UNICEF calls for ban on TV ads to under 12s
Unicef is calling on the government to ban television advertising aimed at children under 12 to ensure they do not feel pressured to own materialistic goods.
Research by Ipsos MORI for Unicef UK found that children in the UK feel “trapped” in a materialistic culture and do not spend enough time with their families.
Parents are making up for the time they lose out on together as a family by buying their children gadgets and branded clothes due to the pressure from society - and advertising - to own material goods, the research claims.
The report’s author Dr Agnes Nairn says fears about “brand bullying” are much stronger in the UK than in Sweden and Spain - the two comparator countries in the study - and that parents feel “compelled” to buy goods, even though they know much of the spending is “pointless”.
Unicef UK’s executive director David Bull says: “In response [to this research], the Government needs to show strong leadership by taking decisive action to help families fight back against the materialism and inequality that is so pervasive in the UK.

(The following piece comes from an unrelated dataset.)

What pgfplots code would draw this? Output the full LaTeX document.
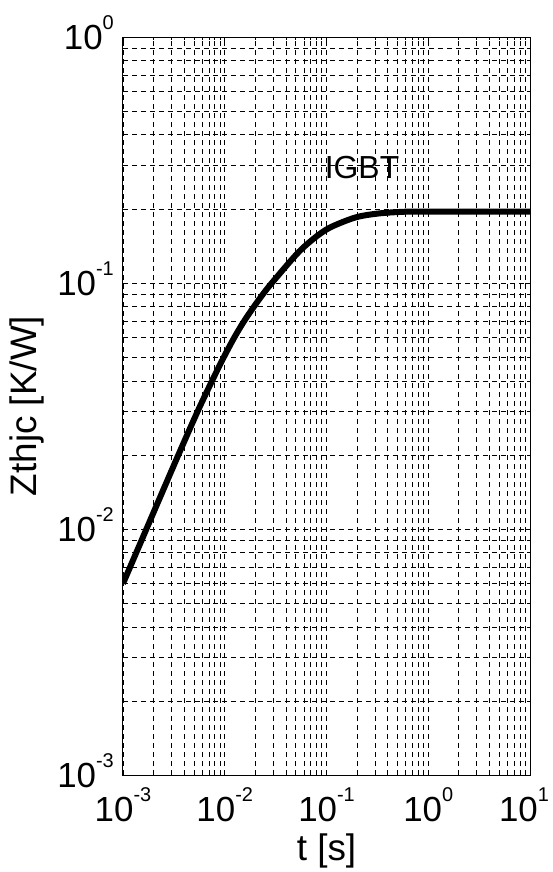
\documentclass[border=0pt]{standalone}
\usepackage{fontspec}
\setmainfont{Liberation Sans}
\usepackage{pgfplots}
\pgfplotsset{compat=1.18}

% tick label 10^n, MATLAB style
\newcommand{\pw}[1]{10\raisebox{20bp}[0pt][0pt]{\fontsize{20}{20}\selectfont #1}}

\begin{document}
\begin{tikzpicture}
\path[use as bounding box] (-123bp,-97bp) rectangle (430bp,775bp);
\begin{axis}[
    at={(0,0)}, anchor=south west,
    scale only axis,
    width=407bp, height=738bp,
    xmode=log, ymode=log,
    xmin=1e-3, xmax=10,
    ymin=1e-3, ymax=1,
    xtick={1e-3,1e-2,1e-1,1,10},
    xticklabels={\pw{-3},\pw{-2},\pw{-1},\pw{0},\hspace*{-12bp}\pw{1}},
    ytick={1e-3,1e-2,1e-1,1},
    yticklabels={\pw{-3},\pw{-2},\pw{-1},\pw{0}},
    minor xtick={2e-3,3e-3,4e-3,5e-3,6e-3,7e-3,8e-3,9e-3,
                 2e-2,3e-2,4e-2,5e-2,6e-2,7e-2,8e-2,9e-2,
                 2e-1,3e-1,4e-1,5e-1,6e-1,7e-1,8e-1,9e-1,
                 2,3,4,5,6,7,8,9},
    minor ytick={2e-3,3e-3,4e-3,5e-3,6e-3,7e-3,8e-3,9e-3,
                 2e-2,3e-2,4e-2,5e-2,6e-2,7e-2,8e-2,9e-2,
                 2e-1,3e-1,4e-1,5e-1,6e-1,7e-1,8e-1,9e-1},
    grid=both,
    major grid style={black, line width=0.8bp, dash pattern=on 5bp off 4bp},
    minor grid style={black, line width=0.8bp, dash pattern=on 5bp off 4bp},
    tick align=inside,
    major tick length=5bp, minor tick length=3bp,
    tick style={black, line width=0.8bp},
    axis line style={line width=1bp},
    ticklabel style={font=\fontsize{35}{35}\selectfont, inner sep=0pt},
    xticklabel style={anchor=north, yshift=-22bp},
    yticklabel style={anchor=east, xshift=-9bp},
    xlabel={t [s]},
    ylabel={Zthjc [K/W]},
    every axis x label/.style={at={(axis description cs:0.5,-0.1165)}, anchor=base,
        font=\fontsize{37}{37}\selectfont},
    every axis y label/.style={at={(axis description cs:-0.2113,0.5)}, anchor=base,
        rotate=90, font=\fontsize{37}{37}\selectfont},
]
\addplot[black, line width=6bp, smooth, line join=round] coordinates {
    (0.001, 0.0060)
    (0.0017, 0.010)
    (0.0035, 0.020)
    (0.0054, 0.030)
    (0.0075, 0.040)
    (0.0098, 0.050)
    (0.0124, 0.060)
    (0.0155, 0.070)
    (0.0193, 0.080)
    (0.0237, 0.090)
    (0.0290, 0.100)
    (0.0509, 0.131)
    (0.0741, 0.151)
    (0.108, 0.168)
    (0.195, 0.185)
    (0.336, 0.192)
    (0.614, 0.195)
    (1, 0.195)
    (10, 0.195)
};

\node[font=\fontsize{32}{32}\selectfont] at (axis cs:0.2234,0.2948) {IGBT};
\end{axis}
\end{tikzpicture}
\end{document}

“They need to make sure parents earn enough to spend fewer hours in work and more time with their children, protect children’s play facilities from spending cuts and consider reforming the laws controlling advertising to children.”

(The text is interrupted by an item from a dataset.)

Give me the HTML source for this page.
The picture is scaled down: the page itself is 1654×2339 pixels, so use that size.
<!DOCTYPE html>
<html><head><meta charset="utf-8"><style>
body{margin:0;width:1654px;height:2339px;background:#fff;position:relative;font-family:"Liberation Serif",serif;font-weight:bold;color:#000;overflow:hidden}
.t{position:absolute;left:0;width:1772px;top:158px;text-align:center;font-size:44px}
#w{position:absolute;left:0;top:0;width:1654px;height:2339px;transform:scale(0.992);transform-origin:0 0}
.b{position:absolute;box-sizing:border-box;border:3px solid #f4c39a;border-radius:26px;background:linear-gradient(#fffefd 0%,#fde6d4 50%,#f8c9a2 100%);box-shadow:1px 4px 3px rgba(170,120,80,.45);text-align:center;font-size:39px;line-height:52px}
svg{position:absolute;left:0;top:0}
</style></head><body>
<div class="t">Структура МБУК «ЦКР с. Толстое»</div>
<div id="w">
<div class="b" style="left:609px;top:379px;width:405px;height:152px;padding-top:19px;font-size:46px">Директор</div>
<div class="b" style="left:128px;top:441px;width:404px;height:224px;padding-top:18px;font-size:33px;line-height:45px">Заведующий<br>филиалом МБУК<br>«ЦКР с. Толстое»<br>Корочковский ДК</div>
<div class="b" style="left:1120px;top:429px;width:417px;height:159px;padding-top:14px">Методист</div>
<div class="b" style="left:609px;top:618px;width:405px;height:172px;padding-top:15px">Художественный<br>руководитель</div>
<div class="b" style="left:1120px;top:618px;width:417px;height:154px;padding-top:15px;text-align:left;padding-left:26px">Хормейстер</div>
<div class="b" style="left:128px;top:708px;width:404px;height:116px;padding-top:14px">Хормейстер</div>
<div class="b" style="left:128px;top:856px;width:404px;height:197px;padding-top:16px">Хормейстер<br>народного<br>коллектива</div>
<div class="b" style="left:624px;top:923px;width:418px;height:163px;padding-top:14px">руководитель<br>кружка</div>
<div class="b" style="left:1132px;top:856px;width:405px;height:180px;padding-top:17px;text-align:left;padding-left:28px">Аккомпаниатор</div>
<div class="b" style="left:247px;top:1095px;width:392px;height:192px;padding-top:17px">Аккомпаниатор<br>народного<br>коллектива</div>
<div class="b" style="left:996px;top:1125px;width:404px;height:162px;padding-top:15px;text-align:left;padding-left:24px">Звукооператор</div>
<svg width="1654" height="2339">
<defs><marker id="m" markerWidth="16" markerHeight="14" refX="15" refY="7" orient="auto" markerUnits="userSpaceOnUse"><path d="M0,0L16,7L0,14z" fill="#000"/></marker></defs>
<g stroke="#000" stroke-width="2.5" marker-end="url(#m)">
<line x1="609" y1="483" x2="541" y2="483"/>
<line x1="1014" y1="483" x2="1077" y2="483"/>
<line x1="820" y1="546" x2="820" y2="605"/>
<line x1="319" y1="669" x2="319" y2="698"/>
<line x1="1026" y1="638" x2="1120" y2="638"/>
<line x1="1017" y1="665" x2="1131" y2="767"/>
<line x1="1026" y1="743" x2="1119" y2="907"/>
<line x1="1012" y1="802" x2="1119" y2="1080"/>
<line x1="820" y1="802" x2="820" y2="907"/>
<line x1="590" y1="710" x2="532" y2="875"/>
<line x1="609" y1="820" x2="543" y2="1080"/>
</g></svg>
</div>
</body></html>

Advertising Association communications director Ian Barber sys the call for an ad ban was was based on “weak” evidence. Unicef surveyed 250 kids in three counties.
He adds: “Two Government reports and evidence from parents say the same thing: we need supportive, proportionate regulation and responsible business to help kids learn about the commercial world as they grow up.”
Earlier this year, a government-backed report on the commercialisation of childhood by Mother’s Union chief executive Reg Bailey called for restrictions on advertising to children near schools and a ban on peer to peer marketing.